As for Moore, the other guy Jones I think, is a total died in the wool socialist Democrat who is pro-abortion, same-sex marriage, etc. How can you vote for someone other than Moore given the present reality that NO ONE can get on the ballot other than Moore and Jones?

Jay's picture

The same people illustrate how we can apply character as a test.  OK, Trump DID cheat on his first two wives, and his businesses did go bankrupt a few times.  In contrast, his opponent in the general election covered for her husband's repeated cheating by heading his "bimbo eruptions" team and came close to personal bankruptcy due to those condoned adulteries leading to perjury, obstruction of justice, sexual assault, and more on the part of her husband.  She also escaped prosecution for her role in Whitewater (not just a civil lawsuit; prosecution)  by what appears to be deliberately hiding her records from the Rose law firm.

I am so, so sick of "yeah, our candidate is bad but theirs is worse..."

Sick. To. Death.

"Our task today is to tell people — who no longer know what sin is...no longer see themselves as sinners, and no longer have room for these categories — that Christ died for sins of which they do not think they’re guilty." - David Wells

Bert Perry's picture

Jay wrote:

<my stuff snipped>

I am so, so sick of "yeah, our candidate is bad but theirs is worse..."

Sick. To. Death.

Every election is that way, Jay.   Romans 13 makes clear that the central point of having a king at all is moral issues, and in a republic or democracy, our central point as electors is to figure out which candidates will be the best, or the least hazardous, in that office.  You look at the moral components of the candidates and their platform--what they will do and whether their character suggests they will do it well--and make your best guess.  In a world stained by sin, that's really the only thing we can do until the sinless King reigns, no?

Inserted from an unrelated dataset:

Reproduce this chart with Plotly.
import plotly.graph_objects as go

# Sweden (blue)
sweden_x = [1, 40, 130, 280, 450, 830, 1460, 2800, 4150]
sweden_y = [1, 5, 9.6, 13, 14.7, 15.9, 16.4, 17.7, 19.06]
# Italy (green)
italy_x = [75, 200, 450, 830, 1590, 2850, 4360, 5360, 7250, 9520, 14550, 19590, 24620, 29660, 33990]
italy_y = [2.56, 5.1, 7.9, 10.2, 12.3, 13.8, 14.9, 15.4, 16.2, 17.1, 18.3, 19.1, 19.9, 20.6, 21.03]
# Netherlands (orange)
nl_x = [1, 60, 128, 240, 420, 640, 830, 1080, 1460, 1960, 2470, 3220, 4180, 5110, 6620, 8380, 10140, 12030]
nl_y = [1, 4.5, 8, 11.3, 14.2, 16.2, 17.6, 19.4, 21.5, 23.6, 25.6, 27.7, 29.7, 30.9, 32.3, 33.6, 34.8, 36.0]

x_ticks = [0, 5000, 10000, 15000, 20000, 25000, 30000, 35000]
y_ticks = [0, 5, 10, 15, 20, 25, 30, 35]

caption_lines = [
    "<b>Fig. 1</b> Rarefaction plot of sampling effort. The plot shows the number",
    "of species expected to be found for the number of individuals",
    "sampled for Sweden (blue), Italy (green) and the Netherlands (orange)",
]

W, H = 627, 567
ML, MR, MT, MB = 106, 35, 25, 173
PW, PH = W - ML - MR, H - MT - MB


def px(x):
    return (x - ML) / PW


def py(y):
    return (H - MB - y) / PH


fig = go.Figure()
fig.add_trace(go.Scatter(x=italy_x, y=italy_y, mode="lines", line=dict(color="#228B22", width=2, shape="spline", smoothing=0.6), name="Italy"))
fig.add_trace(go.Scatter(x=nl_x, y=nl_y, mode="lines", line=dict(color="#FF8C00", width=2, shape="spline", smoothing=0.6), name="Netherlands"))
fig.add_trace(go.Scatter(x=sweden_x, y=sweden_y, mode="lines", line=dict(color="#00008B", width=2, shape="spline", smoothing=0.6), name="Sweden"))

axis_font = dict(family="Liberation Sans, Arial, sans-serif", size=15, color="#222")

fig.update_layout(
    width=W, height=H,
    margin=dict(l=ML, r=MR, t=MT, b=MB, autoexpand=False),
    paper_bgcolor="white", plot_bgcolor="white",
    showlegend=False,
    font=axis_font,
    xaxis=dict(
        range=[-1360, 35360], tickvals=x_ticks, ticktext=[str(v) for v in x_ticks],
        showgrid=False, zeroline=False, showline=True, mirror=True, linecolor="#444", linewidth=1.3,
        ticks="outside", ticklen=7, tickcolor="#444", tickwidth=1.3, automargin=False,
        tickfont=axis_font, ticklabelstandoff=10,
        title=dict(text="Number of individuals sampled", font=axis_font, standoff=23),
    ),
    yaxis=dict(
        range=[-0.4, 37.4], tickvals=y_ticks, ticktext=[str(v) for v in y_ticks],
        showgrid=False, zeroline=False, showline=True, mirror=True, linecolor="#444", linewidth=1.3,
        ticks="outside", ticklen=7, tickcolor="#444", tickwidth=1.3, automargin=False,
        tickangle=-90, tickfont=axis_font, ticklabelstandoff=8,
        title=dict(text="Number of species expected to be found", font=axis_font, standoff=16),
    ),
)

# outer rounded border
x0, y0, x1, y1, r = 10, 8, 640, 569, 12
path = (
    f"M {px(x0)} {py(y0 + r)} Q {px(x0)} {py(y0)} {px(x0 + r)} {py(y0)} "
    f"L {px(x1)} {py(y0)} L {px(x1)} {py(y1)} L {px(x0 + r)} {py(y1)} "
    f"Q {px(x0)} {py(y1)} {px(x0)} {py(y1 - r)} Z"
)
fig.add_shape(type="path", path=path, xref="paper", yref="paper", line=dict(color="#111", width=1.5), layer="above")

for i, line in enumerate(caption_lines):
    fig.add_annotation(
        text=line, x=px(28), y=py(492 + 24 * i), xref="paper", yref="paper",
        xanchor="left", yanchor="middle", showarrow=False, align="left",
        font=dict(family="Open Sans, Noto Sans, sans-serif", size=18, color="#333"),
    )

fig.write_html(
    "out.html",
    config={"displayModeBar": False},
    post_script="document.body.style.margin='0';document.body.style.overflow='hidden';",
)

It's ickier today, yes, and some of the reasons why include that we're willing to name sins today that (for example) Nixon wasn't willing to name about Kennedy in 1960, we've got a habit of believing accusers without checking their stories, and the always brutal science of politics has gone up a notch.  But if you read political cartoons from the late 1800s, you'll see pretty quickly that it's not as new as we'd think.  Or, for that matter, read about the death of Cicero, which was basically a Mueller investigation on steroids.

Aspiring to be a stick in the mud.

Mike Harding's picture

Why didn't the accusers come forward during the primaries in Alabama?  More than likely they would have prevented Moore from getting the senate nomination.  Looks like a political calculation on their part.

Pastor Mike Harding

Joel Shaffer's picture

Probably the better explanation is the #MeToo campaign, which gained steam after the Weinstein/Hollywood sex scandal was the hot news somewhere in the middle of October.  Whereas Roy Moore won the primaries  Sept. 26th, which was 3 weeks earlier.  Women across the country have felt emboldened to speak out against those who preyed on them, including Roy Moore (if the allegations are true).   What's interesting is that the woman that accused Moore of sexually molesting her when she was 14 has been a life-long Republican voter and even voted for Trump.  And when the Washington Post showed they really do fact-check and scrutinize stories of sexual abuse against public figures such as Moore when they exposed the conservative media watch-dog Project Veritas, who was trying to bait them with a lady with a false story of how Moore impregnated her at the age of 15, the liberal conspiracy that Moore has alleged against him since he was first accused began to fall apart.  When it comes to politics the danger for us conservatives is that our political bias reveals that we only see/expect depravity/sin-nature in those who are progressives/liberals, which leads us to functionally deny Romans 3:10.